─── Information shown ───
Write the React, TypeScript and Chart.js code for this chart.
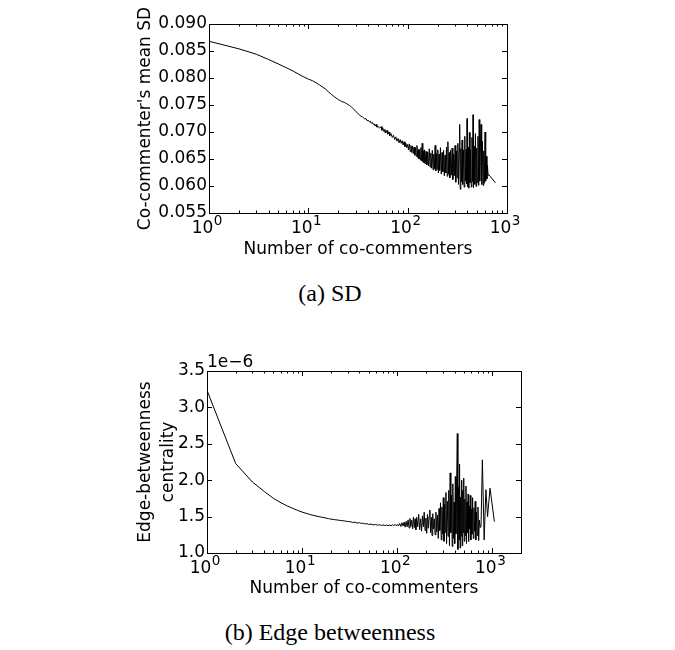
───
─── Information shown ───
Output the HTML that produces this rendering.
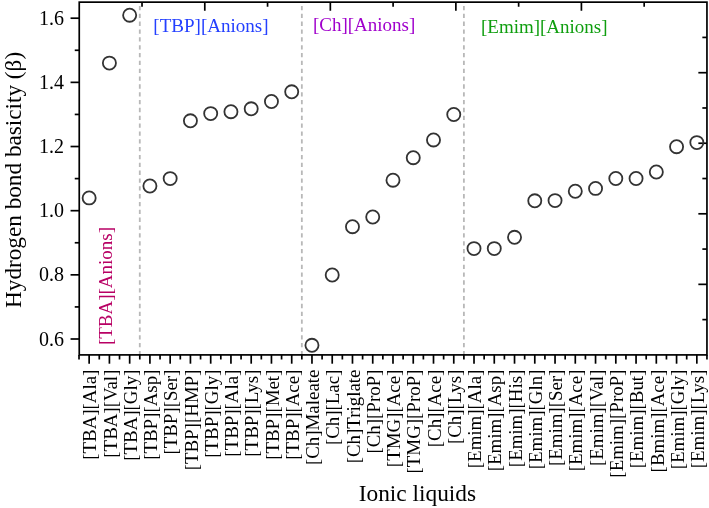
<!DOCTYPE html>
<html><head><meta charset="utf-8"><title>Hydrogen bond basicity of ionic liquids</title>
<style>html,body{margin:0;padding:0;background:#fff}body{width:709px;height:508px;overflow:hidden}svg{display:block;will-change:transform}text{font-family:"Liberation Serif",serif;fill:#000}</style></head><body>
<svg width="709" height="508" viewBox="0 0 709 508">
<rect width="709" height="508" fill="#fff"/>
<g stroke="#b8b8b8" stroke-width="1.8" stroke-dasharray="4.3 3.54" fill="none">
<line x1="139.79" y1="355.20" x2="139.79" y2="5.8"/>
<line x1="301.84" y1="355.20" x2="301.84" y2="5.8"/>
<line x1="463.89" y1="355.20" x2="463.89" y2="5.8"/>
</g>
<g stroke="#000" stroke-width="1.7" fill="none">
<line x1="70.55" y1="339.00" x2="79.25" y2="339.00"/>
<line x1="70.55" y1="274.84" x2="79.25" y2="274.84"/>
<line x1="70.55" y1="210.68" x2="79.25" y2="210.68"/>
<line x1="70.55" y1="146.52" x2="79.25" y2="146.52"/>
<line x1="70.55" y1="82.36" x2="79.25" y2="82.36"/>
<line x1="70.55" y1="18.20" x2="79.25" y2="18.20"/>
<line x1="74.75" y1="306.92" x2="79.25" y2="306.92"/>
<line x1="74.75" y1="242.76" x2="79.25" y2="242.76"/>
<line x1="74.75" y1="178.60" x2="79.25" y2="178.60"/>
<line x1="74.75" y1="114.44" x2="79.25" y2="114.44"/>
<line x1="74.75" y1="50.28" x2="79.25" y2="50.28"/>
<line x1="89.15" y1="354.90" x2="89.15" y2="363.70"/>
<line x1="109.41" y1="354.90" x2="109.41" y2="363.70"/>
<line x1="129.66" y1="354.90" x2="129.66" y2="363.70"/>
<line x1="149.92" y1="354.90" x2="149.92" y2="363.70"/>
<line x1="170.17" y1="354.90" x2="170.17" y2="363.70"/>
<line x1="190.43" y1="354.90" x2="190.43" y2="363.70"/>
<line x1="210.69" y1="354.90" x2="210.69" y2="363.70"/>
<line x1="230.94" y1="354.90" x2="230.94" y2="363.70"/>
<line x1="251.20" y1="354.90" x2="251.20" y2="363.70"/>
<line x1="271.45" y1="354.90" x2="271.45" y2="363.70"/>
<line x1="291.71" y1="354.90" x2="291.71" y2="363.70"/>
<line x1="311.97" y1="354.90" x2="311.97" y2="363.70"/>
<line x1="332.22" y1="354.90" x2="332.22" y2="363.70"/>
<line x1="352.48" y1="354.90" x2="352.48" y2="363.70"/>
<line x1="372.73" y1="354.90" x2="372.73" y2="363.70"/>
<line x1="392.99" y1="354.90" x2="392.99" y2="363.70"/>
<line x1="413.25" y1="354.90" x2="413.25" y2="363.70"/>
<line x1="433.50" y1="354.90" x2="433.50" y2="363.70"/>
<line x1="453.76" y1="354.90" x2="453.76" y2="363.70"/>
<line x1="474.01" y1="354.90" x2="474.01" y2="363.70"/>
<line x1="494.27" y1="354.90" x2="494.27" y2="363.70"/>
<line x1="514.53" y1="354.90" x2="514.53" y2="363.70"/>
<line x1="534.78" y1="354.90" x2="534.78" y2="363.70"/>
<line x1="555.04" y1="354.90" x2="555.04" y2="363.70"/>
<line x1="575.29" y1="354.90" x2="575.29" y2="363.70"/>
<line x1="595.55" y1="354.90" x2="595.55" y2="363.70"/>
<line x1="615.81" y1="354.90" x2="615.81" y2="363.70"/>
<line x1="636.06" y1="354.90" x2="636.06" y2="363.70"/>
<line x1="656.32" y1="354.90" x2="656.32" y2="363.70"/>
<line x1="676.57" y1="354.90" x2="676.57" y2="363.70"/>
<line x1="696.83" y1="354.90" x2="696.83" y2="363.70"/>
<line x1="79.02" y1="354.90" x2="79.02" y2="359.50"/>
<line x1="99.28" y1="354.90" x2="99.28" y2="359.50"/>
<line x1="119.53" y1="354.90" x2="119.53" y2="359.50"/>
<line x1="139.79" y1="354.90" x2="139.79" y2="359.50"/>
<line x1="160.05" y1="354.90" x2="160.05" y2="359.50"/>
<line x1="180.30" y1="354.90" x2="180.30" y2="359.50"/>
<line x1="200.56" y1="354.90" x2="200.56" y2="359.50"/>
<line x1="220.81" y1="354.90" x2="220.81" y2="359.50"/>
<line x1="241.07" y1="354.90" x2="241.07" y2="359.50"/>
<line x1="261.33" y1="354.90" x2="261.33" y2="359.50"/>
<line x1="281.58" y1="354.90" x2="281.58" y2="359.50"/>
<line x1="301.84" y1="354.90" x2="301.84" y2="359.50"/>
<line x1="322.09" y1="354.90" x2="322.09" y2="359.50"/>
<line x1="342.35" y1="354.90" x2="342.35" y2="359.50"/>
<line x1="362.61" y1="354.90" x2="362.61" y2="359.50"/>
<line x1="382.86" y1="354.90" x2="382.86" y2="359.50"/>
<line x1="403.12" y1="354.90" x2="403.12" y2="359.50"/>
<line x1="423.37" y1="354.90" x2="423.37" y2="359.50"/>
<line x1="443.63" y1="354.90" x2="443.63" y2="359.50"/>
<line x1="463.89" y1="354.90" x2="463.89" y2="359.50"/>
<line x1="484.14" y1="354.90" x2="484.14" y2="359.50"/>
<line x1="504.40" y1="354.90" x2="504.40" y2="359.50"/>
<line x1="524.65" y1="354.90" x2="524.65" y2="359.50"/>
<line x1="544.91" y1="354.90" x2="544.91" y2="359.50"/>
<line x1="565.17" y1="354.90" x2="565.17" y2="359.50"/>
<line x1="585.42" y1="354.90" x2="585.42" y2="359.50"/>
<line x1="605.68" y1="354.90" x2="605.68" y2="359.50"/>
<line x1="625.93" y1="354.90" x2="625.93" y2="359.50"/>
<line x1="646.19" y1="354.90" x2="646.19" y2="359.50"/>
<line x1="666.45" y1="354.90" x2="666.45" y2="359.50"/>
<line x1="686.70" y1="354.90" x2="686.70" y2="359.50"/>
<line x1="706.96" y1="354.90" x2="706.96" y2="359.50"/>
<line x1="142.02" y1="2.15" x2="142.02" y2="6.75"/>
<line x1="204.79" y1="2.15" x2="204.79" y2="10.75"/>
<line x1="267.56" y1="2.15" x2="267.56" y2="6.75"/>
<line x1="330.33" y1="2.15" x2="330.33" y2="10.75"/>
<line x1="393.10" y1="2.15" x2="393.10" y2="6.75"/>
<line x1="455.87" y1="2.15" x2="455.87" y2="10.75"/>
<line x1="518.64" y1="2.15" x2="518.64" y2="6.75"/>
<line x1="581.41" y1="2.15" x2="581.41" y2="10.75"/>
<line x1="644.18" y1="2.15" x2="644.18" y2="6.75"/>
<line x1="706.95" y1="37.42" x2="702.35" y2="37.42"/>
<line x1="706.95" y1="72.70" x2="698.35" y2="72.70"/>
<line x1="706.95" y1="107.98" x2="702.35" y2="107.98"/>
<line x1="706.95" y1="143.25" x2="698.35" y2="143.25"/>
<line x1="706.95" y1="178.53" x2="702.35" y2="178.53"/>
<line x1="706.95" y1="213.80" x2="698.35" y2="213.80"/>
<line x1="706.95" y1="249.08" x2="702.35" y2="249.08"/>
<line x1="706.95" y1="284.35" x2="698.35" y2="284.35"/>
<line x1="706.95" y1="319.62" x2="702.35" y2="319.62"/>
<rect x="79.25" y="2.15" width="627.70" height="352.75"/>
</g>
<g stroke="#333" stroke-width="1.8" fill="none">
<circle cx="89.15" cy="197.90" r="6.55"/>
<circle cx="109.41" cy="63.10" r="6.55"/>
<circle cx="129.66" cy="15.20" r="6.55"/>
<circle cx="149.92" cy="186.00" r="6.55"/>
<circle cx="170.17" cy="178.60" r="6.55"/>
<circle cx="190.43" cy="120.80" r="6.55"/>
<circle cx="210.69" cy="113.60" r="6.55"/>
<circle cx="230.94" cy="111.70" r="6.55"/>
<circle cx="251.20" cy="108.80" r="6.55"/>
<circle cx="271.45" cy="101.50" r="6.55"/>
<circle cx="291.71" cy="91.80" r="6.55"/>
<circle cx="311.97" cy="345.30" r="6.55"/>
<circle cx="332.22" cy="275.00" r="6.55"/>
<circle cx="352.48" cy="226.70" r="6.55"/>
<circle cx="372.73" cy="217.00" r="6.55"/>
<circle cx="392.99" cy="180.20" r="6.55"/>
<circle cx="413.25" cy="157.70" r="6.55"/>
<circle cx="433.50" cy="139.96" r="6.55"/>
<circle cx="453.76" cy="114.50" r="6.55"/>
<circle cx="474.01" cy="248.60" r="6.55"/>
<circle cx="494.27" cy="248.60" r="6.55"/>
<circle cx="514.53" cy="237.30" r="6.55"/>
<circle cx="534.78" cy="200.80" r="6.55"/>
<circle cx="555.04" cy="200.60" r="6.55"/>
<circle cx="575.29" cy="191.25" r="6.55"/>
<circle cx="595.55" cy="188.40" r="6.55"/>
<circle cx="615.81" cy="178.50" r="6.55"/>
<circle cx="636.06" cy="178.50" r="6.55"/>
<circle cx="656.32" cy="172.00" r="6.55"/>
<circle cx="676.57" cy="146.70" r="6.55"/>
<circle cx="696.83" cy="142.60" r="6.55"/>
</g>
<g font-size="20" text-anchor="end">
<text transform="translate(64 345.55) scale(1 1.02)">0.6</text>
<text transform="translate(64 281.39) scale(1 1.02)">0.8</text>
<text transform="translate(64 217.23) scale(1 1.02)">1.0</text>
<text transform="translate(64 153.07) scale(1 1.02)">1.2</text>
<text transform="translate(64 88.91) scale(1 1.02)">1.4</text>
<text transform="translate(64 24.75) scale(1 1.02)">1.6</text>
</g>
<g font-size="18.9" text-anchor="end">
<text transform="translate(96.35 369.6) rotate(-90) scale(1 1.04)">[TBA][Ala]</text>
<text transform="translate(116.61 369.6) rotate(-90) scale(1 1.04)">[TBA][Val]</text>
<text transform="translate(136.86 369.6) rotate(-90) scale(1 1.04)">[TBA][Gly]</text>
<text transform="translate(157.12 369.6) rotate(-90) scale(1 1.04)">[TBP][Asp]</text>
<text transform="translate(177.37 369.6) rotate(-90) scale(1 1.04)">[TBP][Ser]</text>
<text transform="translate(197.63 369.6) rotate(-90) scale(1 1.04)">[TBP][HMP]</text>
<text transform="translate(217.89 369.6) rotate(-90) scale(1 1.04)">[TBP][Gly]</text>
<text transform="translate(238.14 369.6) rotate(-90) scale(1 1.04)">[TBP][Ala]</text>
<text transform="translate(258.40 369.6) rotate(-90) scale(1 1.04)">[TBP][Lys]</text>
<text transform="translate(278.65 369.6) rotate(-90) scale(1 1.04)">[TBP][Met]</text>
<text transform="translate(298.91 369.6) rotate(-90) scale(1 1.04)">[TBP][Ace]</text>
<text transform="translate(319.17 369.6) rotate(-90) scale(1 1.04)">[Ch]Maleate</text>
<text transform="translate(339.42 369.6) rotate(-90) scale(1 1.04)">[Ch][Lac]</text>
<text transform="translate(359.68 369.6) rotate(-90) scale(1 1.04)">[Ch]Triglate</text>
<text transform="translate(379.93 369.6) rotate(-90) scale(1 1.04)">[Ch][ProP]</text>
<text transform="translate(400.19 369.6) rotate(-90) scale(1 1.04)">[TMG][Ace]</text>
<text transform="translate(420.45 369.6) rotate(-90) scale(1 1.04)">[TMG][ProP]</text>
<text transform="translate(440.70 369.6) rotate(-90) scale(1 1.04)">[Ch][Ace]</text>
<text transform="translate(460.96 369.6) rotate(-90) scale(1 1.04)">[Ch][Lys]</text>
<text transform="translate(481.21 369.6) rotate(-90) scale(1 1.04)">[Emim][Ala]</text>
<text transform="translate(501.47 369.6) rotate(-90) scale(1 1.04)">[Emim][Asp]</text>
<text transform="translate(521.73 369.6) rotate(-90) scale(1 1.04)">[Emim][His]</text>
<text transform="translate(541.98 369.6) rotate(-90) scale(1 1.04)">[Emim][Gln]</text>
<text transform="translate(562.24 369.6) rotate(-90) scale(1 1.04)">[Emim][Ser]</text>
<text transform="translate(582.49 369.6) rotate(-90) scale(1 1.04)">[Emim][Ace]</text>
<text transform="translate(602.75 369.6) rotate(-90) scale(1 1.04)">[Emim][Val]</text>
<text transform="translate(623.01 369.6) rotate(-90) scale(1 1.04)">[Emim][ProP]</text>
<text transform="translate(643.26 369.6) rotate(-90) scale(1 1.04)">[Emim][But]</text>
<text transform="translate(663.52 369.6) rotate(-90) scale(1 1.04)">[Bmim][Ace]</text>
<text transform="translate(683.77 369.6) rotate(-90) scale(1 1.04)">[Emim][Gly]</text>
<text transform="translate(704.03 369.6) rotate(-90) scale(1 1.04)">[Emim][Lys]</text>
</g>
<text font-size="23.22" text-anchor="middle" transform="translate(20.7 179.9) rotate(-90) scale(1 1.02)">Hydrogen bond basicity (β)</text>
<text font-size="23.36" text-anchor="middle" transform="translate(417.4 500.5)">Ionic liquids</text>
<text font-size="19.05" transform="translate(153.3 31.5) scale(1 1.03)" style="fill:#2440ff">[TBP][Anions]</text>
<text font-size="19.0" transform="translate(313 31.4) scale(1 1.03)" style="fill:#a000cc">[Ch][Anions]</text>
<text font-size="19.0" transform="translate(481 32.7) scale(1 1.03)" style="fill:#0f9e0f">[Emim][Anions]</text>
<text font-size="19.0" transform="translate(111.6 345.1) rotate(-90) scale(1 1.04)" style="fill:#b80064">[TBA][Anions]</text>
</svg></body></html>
───
─── Information shown ───
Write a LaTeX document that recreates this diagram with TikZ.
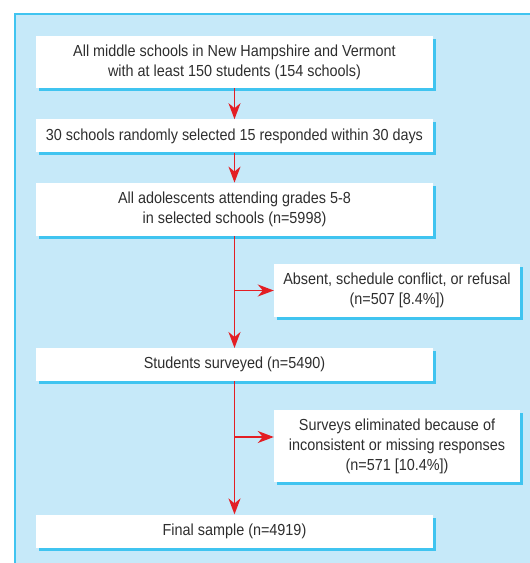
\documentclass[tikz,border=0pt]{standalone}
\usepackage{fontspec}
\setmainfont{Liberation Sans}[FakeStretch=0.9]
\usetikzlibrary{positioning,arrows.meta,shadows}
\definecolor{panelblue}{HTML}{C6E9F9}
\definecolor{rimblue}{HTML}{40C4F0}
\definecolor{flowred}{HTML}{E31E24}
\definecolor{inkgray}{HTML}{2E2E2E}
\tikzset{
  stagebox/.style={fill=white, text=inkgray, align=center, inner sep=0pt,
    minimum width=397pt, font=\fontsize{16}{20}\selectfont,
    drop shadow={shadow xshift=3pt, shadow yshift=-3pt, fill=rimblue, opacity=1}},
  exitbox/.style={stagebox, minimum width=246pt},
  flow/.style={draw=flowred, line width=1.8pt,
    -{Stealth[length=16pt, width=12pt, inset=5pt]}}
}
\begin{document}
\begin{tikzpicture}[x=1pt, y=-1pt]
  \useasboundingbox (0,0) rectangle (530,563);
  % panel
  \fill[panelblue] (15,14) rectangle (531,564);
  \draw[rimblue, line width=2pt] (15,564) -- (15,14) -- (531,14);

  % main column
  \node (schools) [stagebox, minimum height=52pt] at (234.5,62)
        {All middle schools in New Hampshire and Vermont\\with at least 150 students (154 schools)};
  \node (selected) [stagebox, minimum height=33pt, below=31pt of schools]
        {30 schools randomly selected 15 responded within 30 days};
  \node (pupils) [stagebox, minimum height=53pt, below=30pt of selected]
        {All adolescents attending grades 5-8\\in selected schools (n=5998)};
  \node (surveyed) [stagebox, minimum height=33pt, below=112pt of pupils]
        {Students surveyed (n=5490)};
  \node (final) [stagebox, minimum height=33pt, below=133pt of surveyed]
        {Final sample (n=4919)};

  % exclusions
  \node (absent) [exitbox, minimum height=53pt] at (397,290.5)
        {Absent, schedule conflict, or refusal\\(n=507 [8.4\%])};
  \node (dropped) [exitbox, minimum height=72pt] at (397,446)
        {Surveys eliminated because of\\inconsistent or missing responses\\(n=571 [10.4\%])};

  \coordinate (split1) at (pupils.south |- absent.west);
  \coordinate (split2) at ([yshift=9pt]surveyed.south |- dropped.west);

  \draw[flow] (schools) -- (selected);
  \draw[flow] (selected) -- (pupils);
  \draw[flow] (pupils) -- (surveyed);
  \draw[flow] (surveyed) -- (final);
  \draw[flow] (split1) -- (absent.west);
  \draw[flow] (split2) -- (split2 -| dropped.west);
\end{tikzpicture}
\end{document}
───
> _Task objective_:
Using the data above, set down each line from the line with "Write a LaTeX" to the line with "(15,14) -- (531,14);" exactly, both ends included, and leave the pictures behind. Nothing else belongs.

> _Finished exercise_:
Write a LaTeX document that recreates this diagram with TikZ.
\documentclass[tikz,border=0pt]{standalone}
\usepackage{fontspec}
\setmainfont{Liberation Sans}[FakeStretch=0.9]
\usetikzlibrary{positioning,arrows.meta,shadows}
\definecolor{panelblue}{HTML}{C6E9F9}
\definecolor{rimblue}{HTML}{40C4F0}
\definecolor{flowred}{HTML}{E31E24}
\definecolor{inkgray}{HTML}{2E2E2E}
\tikzset{
  stagebox/.style={fill=white, text=inkgray, align=center, inner sep=0pt,
    minimum width=397pt, font=\fontsize{16}{20}\selectfont,
    drop shadow={shadow xshift=3pt, shadow yshift=-3pt, fill=rimblue, opacity=1}},
  exitbox/.style={stagebox, minimum width=246pt},
  flow/.style={draw=flowred, line width=1.8pt,
    -{Stealth[length=16pt, width=12pt, inset=5pt]}}
}
\begin{document}
\begin{tikzpicture}[x=1pt, y=-1pt]
  \useasboundingbox (0,0) rectangle (530,563);
  % panel
  \fill[panelblue] (15,14) rectangle (531,564);
  \draw[rimblue, line width=2pt] (15,564) -- (15,14) -- (531,14);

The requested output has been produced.